Zo’n vrolijke meid in de uitvaarten?
Het geluid van de beademing vulde de hele ruimte. Ik weet niet meer of het apparaat er uitzag als een blaasbalg, maar zo klonk het wel. De borst van mijn vader bewoog mee met het kalme ritme. Wij stonden verzameld rond zijn bed dat was uitgerust met alle denkbare toeters en bellen. Buiten die kamer bestond er even niets meer. Binnen was er die geruststellende ademhaling en ik begreep niet waarom iedereen ineens begon te huilen. Blijkbaar had ik me ook afgesloten voor de informatie van de hartmonitor en zag de vlakke horizontale lijn pas toen de anderen er naar wezen.
Ik was 22 toen mijn vader overleed. Het was een overweldigende ervaring. Er was de schok en het verdriet, maar het was ook raar. Onze wereld kwam tot stilstand en gebeurtenissen leken maar heel moeizaam, vertraagd, tot me door te dringen.
Er kwam ook een uitvaartondernemer, in een pak en met een koffer. Uit de koffer kwam al snel een boek. In het boek rijen met kisten, kisten met prijzen. Maar daar was ik helemaal niet aan toe. Mijn vader was dood en ik zat in die rare, langzame wereld. Welke kist we kozen, en waarom, weet ik niet meer. Ik zat in een mist en kon me niet concentreren op wat die meneer ons allemaal vertelde.
Wat me nog wel bijstaat is dat we het in die dagen gek genoeg ook vaak heel gezellig hadden. Er was veel familie in huis, er kwamen veel vrienden. Een groot gevoel van saamhorigheid. Mijn moeder stuurde ons naar de stad om gepaste kleding te kopen en samen met mijn broers had ik een fijne middag. In een opwelling had mijn moeder besloten om de condoleance thuis te houden. Niet heel handig, maar wel een prettige afleiding want er was voor ons allemaal wel iets te doen.
De uitvaart was keurig geregeld, maar het goede gevoel dat wij er aan overhielden zat hem in de warmte van de mensen om ons heen. Wij hadden zelf niet gesproken over mijn vader, niemand had ons gestimuleerd om dat te doen. De dienst was een standaard riedel en waarom loopt zo’n begrafenisondernemer de hele week in zo’n streng pak?
En al tijdens die mistige dagen rond de uitvaart van mijn vader begon ik te filosoferen over hoe ik de zaken anders aan zou pakken. Het klinkt veel mensen raar in de oren, maar het werk leek me toen al leuk. Regelen en met mensen bezig zijn. Grote emoties sturen met praktische zaken.
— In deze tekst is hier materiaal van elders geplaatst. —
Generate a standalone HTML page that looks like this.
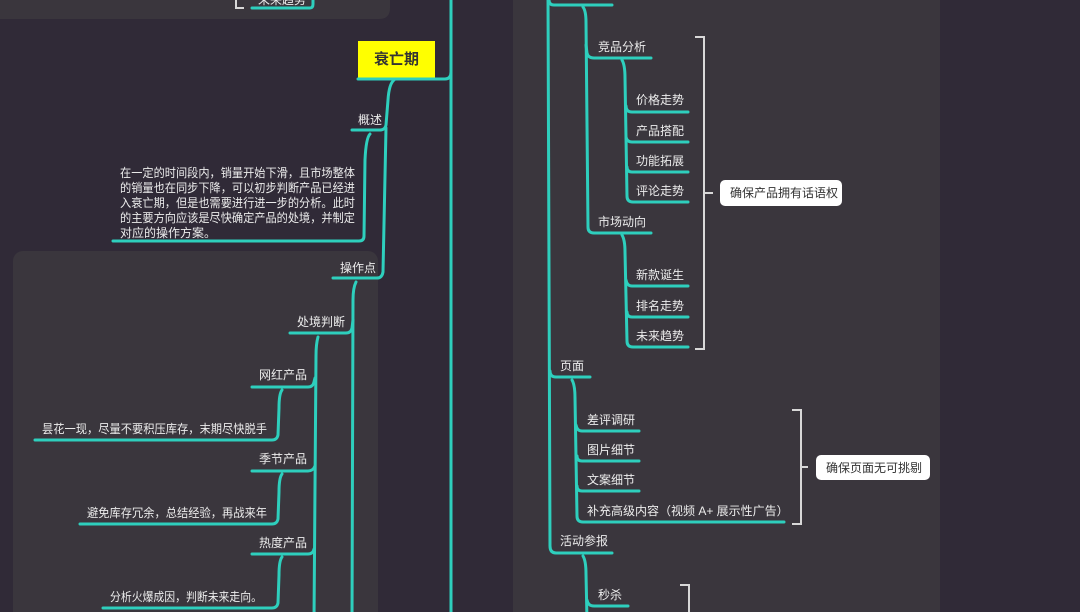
<!DOCTYPE html>
<html><head><meta charset="utf-8"><style>
html,body{margin:0;padding:0;width:1080px;height:612px;overflow:hidden;background:#302a37}
svg{display:block}
text{font-family:"Liberation Sans","Noto Sans CJK SC",sans-serif;font-size:12px;fill:#ececec}
.l{fill:none;stroke:#2ecfbd;stroke-width:3;stroke-linecap:round}
.b{fill:none;stroke:#d8d8d8;stroke-width:2}
</style></head><body>
<svg width="1080" height="612" viewBox="0 0 1080 612">
<rect x="0" y="0" width="1080" height="612" fill="#302a37"/>
<path d="M0 -10 H390 V8 Q390 19 379 19 H0 Z" fill="#3a363d"/>
<rect x="13" y="251" width="365" height="380" rx="10" fill="#3a363d"/>
<rect x="513" y="-10" width="427" height="640" fill="#3a363d"/>
<!-- top-left remnants -->
<path class="b" d="M236 0 V8 H244"/>
<path class="l" d="M252 8 H310 Q313 8 313 4 V0"/>
<text x="258" y="4">未来趋势</text>
<!-- main trunk -->
<path class="l" d="M451 -5 V620"/>
<rect x="358" y="41" width="77" height="37" fill="#ffff00"/>
<text x="396.5" y="64" text-anchor="middle" style="font-size:15px;font-weight:bold;fill:#333">衰亡期</text>
<path class="l" d="M358 79 H445 Q451 79 451 72"/>
<!-- 概述 -->
<path class="l" d="M394 80 Q389 84 388 100 L386 125 Q385 130 380 130 H352"/>
<text x="358" y="124">概述</text>
<path class="l" d="M370 134 Q366 138 365 160 L364 236 Q364 241 359 241 H113"/>
<text x="120" y="177" textLength="235" lengthAdjust="spacingAndGlyphs">在一定的时间段内，销量开始下滑，且市场整体</text>
<text x="120" y="192" textLength="235" lengthAdjust="spacingAndGlyphs">的销量也在同步下降，可以初步判断产品已经进</text>
<text x="120" y="207" textLength="235" lengthAdjust="spacingAndGlyphs">入衰亡期，但是也需要进行进一步的分析。此时</text>
<text x="120" y="222" textLength="235" lengthAdjust="spacingAndGlyphs">的主要方向应该是尽快确定产品的处境，并制定</text>
<text x="120" y="237" textLength="96" lengthAdjust="spacingAndGlyphs">对应的操作方案。</text>
<!-- 操作点 -->
<path class="l" d="M386 128 L383 272 Q382 278 377 278 H333"/>
<text x="340" y="272">操作点</text>
<path class="l" d="M356 282 Q353 288 353 300 L352 620"/>
<path class="l" d="M353 320 L352 328 Q351 333 346 333 H290"/>
<text x="297" y="326">处境判断</text>
<path class="l" d="M318 337 Q316 344 316 356 L314 620"/>
<path class="l" d="M315 378 L314 382 Q313 387 308 387 H252"/>
<text x="259" y="379">网红产品</text>
<path class="l" d="M282 390 Q279 394 279 408 L278 435 Q277 440 272 440 H35"/>
<text x="42" y="433" textLength="225" lengthAdjust="spacingAndGlyphs">昙花一现，尽量不要积压库存，末期尽快脱手</text>
<path class="l" d="M315 466 Q313 471 308 471 H252"/>
<text x="259" y="463">季节产品</text>
<path class="l" d="M282 474 Q279 478 279 492 L278 519 Q277 524 272 524 H80"/>
<text x="87" y="517" textLength="180" lengthAdjust="spacingAndGlyphs">避免库存冗余，总结经验，再战来年</text>
<path class="l" d="M314 549 Q313 554 308 554 H252"/>
<text x="259" y="547">热度产品</text>
<path class="l" d="M282 557 Q279 561 279 575 L278 603 Q277 608 272 608 H103"/>
<text x="110" y="601" textLength="152" lengthAdjust="spacingAndGlyphs">分析火爆成因，判断未来走向。</text>
<!-- right tree -->
<path class="l" d="M548 -5 L550 546 Q550 553 556 553 H612"/>
<path class="l" d="M549 0 Q549 5 554 5 H612"/>
<path class="l" d="M583 7 Q586 11 586 22 L588 227 Q588 233 594 233 H651"/>
<path class="l" d="M586 45 L587 53 Q588 58 594 58 H651"/>
<text x="598" y="51">竞品分析</text>
<path class="l" d="M622 60 Q625 65 625 78 L627 196 Q627 202 633 202 H688"/>
<path class="l" d="M626 106 Q626 112 632 112 H688"/>
<path class="l" d="M626 137 Q627 142 632 142 H688"/>
<path class="l" d="M627 167 Q627 172 632 172 H688"/>
<text x="636" y="104">价格走势</text>
<text x="636" y="135">产品搭配</text>
<text x="636" y="165">功能拓展</text>
<text x="636" y="195">评论走势</text>
<text x="598" y="226">市场动向</text>
<path class="l" d="M622 235 Q625 240 625 252 L627 341 Q627 347 633 347 H688"/>
<path class="l" d="M626 280 Q627 286 632 286 H688"/>
<path class="l" d="M627 312 Q627 317 632 317 H688"/>
<text x="636" y="279">新款诞生</text>
<text x="636" y="310">排名走势</text>
<text x="636" y="340">未来趋势</text>
<path class="b" d="M695 37 H704 V349 H695 M704 193 H713"/>
<rect x="720" y="180" width="122" height="26" rx="5" fill="#fff"/>
<text x="730" y="197" style="fill:#333">确保产品拥有话语权</text>
<path class="l" d="M550 371 Q550 377 556 377 H590"/>
<text x="560" y="370">页面</text>
<path class="l" d="M572 380 Q575 385 575 398 L577 516 Q577 522 583 522 H784"/>
<path class="l" d="M576 425 Q577 431 582 431 H639"/>
<path class="l" d="M577 456 Q577 461 582 461 H639"/>
<path class="l" d="M577 486 Q577 491 582 491 H639"/>
<text x="587" y="424">差评调研</text>
<text x="587" y="454">图片细节</text>
<text x="587" y="484">文案细节</text>
<text x="587" y="515">补充高级内容（视频 A+  展示性广告）</text>
<path class="b" d="M792 410 H801 V524 H792 M801 467 H808"/>
<rect x="816" y="455" width="114" height="25" rx="5" fill="#fff"/>
<text x="826" y="472" style="fill:#333">确保页面无可挑剔</text>
<text x="560" y="545">活动参报</text>
<path class="l" d="M583 556 Q586 561 586 574 L587 620"/>
<path class="l" d="M587 600 Q588 606 594 606 H628"/>
<text x="598" y="599">秒杀</text>
<path class="b" d="M680 585 H689 V620"/>
</svg>
</body></html>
Toen ik links en rechts vertelde dat ik hier mijn werk van zou willen maken werd er terughoudend gereageerd. ‘Ach zo’n vrolijke jonge meid! In de uitvaarten?’ Die gefronste wenkbrauwen hebben me nog een tijdje kunnen tegenhouden maar uiteindelijk ben ik ruim zestien jaar geleden mijn eigen uitvaartonderneming begonnen. De kern daarbij is om mensen zo goed mogelijk te helpen bij een persoonlijk afscheid. Recht doen aan een heel leven dat geleefd is.
Ik denk dat mijn vader mij met pretogen gevolgd zou hebben.